— Begin INFORMATION GIVEN —
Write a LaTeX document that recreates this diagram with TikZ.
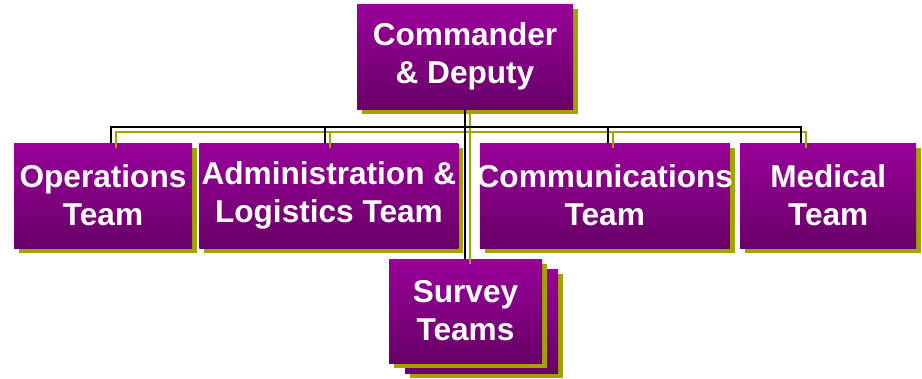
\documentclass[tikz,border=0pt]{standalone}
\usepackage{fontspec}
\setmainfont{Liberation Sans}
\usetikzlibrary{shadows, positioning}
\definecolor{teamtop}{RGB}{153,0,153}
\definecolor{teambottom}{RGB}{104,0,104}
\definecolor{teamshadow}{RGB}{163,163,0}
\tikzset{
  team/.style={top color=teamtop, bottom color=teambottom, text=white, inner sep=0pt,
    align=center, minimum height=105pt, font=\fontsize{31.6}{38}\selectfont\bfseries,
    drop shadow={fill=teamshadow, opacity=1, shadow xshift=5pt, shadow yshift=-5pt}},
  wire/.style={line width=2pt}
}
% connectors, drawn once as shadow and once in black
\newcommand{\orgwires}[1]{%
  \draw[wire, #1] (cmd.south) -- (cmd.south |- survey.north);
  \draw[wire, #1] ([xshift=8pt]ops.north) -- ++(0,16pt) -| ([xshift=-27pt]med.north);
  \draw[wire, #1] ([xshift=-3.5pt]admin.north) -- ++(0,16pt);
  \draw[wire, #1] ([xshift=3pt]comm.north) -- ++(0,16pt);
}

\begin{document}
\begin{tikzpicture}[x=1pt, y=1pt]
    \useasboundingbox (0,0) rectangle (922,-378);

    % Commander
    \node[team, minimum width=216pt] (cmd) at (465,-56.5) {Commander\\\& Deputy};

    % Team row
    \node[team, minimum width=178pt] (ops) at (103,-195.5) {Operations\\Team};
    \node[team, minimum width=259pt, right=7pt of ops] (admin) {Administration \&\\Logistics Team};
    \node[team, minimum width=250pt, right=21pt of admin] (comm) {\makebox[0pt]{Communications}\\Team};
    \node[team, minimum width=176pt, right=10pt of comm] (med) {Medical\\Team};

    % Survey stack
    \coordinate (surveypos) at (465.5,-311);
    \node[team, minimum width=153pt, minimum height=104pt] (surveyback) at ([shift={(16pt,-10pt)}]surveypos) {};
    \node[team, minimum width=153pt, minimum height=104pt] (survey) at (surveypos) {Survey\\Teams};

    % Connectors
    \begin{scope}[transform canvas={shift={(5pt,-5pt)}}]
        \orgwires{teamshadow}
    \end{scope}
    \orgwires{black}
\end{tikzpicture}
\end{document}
— End INFORMATION GIVEN —
— Begin INFORMATION GIVEN —
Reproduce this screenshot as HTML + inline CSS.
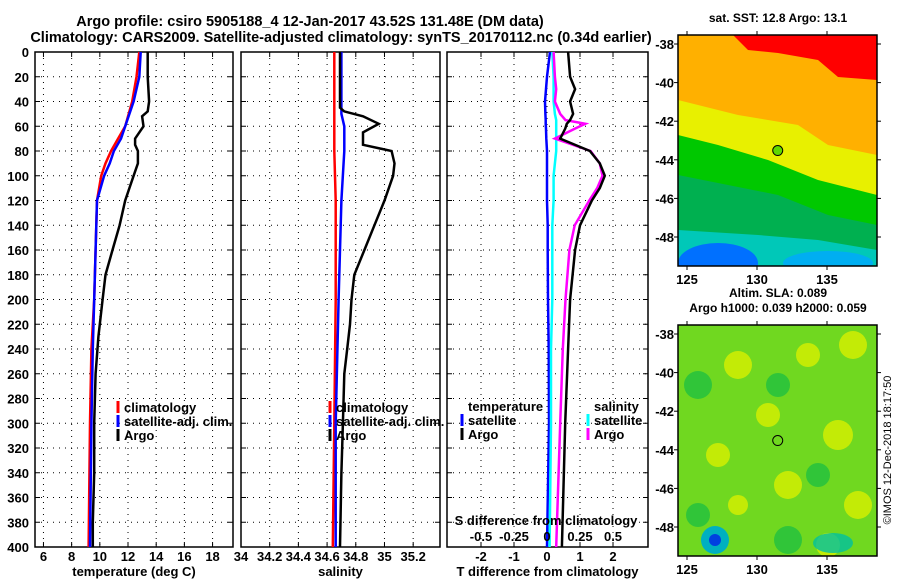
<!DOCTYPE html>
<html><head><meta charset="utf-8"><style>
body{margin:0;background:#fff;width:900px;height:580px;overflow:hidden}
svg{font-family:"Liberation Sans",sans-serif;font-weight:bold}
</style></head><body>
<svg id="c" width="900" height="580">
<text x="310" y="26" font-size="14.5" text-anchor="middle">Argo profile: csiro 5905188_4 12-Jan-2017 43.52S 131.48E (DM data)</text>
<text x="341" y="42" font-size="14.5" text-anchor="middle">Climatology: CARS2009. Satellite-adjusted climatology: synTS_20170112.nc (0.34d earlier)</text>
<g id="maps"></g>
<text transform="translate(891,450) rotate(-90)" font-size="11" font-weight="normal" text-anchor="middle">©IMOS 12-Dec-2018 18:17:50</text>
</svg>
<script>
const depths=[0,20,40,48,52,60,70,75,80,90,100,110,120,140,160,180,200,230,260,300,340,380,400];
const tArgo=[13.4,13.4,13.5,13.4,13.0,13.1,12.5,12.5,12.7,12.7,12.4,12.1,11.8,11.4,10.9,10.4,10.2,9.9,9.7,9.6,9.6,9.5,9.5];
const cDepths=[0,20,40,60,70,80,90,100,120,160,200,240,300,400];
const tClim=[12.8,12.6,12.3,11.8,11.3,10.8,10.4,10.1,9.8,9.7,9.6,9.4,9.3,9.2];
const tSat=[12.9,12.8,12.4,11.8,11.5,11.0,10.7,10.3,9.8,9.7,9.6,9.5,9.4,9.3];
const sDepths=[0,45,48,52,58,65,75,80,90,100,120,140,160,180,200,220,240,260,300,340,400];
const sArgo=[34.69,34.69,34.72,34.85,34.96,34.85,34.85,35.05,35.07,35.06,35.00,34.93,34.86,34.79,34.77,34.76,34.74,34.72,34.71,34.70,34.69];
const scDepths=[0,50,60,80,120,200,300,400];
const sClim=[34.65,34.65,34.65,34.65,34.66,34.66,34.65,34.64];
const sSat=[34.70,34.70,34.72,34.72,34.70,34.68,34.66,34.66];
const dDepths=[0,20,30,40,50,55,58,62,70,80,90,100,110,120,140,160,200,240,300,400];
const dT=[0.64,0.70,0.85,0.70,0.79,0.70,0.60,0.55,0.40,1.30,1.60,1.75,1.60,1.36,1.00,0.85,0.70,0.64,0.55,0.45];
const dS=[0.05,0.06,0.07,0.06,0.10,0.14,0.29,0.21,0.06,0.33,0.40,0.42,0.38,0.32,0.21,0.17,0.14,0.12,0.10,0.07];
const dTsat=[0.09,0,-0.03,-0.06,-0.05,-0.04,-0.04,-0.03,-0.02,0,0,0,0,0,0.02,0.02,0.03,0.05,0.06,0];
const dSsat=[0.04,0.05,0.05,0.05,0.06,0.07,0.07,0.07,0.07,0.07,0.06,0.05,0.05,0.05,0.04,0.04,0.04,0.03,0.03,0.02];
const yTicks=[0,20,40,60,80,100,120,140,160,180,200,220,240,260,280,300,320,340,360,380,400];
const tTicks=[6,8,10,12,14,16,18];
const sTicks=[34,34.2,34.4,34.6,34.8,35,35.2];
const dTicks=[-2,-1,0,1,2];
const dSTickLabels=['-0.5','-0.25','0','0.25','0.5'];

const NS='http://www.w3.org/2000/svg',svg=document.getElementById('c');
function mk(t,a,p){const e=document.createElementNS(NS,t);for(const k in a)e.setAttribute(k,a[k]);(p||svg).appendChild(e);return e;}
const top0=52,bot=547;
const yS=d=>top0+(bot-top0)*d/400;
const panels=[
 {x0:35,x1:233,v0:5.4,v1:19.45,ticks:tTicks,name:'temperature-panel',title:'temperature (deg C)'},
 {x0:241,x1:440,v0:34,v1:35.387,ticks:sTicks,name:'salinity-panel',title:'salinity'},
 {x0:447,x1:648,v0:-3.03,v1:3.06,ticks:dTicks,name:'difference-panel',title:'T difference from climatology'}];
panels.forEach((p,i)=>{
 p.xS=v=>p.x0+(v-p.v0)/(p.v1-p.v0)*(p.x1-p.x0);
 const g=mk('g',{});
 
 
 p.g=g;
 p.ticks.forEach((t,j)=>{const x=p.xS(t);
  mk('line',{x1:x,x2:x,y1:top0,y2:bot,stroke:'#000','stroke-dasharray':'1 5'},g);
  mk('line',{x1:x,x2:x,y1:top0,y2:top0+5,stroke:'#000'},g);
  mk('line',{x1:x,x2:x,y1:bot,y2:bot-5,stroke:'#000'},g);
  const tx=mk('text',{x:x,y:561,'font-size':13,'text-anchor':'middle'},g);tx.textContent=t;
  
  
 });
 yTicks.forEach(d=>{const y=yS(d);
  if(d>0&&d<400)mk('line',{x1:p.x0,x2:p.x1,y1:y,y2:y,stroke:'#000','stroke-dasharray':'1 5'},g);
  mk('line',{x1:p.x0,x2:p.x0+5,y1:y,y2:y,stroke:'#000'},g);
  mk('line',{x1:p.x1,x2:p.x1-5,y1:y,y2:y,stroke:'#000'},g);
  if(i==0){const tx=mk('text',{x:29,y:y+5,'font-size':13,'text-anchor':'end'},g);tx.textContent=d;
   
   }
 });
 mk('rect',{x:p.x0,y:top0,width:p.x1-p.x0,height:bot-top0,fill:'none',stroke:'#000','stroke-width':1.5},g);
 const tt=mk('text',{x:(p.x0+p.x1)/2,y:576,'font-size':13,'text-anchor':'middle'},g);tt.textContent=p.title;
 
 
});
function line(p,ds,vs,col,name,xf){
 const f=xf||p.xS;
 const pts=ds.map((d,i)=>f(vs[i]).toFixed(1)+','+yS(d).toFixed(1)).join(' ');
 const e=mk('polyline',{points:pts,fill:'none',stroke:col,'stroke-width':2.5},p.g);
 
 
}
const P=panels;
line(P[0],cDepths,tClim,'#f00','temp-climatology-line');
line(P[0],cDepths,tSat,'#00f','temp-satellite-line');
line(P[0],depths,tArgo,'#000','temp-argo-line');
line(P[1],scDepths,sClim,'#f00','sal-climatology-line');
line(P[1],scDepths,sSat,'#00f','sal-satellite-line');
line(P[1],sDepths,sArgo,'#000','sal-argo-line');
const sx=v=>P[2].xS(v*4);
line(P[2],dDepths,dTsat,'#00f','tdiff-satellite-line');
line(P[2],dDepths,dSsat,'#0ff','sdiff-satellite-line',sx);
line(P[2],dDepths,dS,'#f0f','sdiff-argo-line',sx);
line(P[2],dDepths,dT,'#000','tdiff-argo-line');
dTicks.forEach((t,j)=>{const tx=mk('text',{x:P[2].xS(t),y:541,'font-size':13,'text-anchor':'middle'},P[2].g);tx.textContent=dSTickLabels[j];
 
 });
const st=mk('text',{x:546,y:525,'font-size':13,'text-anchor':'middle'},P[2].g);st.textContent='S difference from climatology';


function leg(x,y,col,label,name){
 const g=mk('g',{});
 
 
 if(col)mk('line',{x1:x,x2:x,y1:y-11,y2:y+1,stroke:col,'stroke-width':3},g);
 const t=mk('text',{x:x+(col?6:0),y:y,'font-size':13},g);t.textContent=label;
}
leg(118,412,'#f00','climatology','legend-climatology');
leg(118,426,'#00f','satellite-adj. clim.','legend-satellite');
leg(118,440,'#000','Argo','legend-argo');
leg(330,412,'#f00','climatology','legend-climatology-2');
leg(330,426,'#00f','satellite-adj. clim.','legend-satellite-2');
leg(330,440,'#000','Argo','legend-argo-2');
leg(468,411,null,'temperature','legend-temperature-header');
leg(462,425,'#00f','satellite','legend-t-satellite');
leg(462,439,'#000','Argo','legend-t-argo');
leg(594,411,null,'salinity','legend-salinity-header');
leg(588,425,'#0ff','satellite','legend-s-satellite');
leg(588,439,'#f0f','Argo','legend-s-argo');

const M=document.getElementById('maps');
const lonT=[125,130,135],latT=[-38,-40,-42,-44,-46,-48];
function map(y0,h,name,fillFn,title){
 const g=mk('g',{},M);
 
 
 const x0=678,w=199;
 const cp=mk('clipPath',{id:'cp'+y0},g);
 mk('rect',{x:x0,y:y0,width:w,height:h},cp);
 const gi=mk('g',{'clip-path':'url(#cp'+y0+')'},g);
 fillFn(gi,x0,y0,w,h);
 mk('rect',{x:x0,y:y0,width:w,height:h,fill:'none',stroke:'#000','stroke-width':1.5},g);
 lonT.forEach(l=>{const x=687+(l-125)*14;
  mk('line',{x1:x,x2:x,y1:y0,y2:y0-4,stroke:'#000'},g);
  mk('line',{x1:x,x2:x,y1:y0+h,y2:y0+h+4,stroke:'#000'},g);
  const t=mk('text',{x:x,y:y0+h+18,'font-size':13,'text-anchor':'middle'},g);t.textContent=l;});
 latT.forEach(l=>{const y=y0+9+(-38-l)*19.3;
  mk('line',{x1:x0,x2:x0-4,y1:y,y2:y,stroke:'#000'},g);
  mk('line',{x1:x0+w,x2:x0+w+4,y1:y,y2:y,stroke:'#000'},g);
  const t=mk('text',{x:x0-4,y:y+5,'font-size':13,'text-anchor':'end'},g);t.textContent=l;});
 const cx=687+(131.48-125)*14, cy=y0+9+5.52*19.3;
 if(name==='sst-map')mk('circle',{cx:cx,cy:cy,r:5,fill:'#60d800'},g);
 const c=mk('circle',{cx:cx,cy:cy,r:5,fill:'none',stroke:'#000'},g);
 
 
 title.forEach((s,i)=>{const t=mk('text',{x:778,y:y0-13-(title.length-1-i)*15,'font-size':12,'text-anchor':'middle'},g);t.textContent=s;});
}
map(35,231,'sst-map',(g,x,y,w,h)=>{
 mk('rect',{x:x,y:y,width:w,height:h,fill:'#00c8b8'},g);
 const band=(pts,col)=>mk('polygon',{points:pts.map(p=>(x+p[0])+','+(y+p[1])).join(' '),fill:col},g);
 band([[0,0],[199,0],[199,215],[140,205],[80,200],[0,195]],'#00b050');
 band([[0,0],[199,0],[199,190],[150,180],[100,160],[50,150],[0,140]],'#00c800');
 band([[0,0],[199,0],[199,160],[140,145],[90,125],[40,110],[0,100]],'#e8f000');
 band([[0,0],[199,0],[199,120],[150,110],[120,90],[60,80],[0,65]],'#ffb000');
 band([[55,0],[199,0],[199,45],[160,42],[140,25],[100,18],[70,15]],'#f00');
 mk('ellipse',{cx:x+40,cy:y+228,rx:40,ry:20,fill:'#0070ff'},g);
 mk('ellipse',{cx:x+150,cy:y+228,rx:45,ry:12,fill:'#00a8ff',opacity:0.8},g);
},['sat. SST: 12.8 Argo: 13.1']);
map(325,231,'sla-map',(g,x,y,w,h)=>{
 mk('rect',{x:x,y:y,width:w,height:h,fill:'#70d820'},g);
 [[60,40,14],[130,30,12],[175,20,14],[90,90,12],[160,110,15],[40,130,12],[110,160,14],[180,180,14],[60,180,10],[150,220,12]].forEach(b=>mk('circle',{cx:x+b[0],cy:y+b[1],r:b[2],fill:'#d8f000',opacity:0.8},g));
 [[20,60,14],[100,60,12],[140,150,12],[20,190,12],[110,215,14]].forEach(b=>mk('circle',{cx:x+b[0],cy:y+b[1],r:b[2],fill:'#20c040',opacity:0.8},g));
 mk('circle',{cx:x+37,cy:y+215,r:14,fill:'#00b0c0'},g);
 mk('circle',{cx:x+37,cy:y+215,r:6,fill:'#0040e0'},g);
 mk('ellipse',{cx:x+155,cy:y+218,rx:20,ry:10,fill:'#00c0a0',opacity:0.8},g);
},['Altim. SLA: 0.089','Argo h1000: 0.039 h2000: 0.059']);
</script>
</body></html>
— End INFORMATION GIVEN —
— Begin INFORMATION GIVEN —
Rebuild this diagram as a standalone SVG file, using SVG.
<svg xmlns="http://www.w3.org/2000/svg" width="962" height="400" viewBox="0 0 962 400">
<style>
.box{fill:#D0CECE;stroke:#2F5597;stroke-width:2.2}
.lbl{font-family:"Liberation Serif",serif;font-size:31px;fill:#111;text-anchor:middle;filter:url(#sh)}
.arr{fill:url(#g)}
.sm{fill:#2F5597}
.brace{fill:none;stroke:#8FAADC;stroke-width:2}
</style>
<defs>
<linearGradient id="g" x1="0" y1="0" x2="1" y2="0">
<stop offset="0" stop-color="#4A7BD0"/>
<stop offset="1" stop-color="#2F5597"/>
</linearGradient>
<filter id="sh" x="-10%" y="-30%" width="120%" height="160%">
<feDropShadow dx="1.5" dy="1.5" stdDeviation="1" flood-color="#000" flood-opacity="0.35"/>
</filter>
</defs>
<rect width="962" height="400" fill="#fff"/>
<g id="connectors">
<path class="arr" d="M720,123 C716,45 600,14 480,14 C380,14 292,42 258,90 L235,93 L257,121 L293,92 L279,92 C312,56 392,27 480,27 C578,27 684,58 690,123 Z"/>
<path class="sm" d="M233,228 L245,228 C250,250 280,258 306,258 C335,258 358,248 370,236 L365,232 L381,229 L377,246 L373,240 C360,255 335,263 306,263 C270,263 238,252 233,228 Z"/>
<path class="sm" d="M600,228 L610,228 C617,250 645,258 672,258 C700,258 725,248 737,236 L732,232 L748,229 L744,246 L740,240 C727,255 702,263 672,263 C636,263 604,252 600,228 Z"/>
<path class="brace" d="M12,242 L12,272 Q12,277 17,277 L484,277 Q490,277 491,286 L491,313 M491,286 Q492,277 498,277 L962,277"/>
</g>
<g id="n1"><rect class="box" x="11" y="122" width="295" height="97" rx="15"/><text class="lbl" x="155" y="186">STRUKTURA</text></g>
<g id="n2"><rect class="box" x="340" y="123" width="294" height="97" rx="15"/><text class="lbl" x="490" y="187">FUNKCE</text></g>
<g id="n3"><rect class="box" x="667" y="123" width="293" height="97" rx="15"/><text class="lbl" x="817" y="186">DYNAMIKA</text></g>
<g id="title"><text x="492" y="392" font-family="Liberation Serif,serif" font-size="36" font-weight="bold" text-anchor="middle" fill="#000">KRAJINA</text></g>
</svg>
— End INFORMATION GIVEN —
WHAT THE TASK REQUIRES
List every line above that holds the word "standalone".

RESULT OF THE TASK
\documentclass[tikz,border=0pt]{standalone}
Rebuild this diagram as a standalone SVG file, using SVG.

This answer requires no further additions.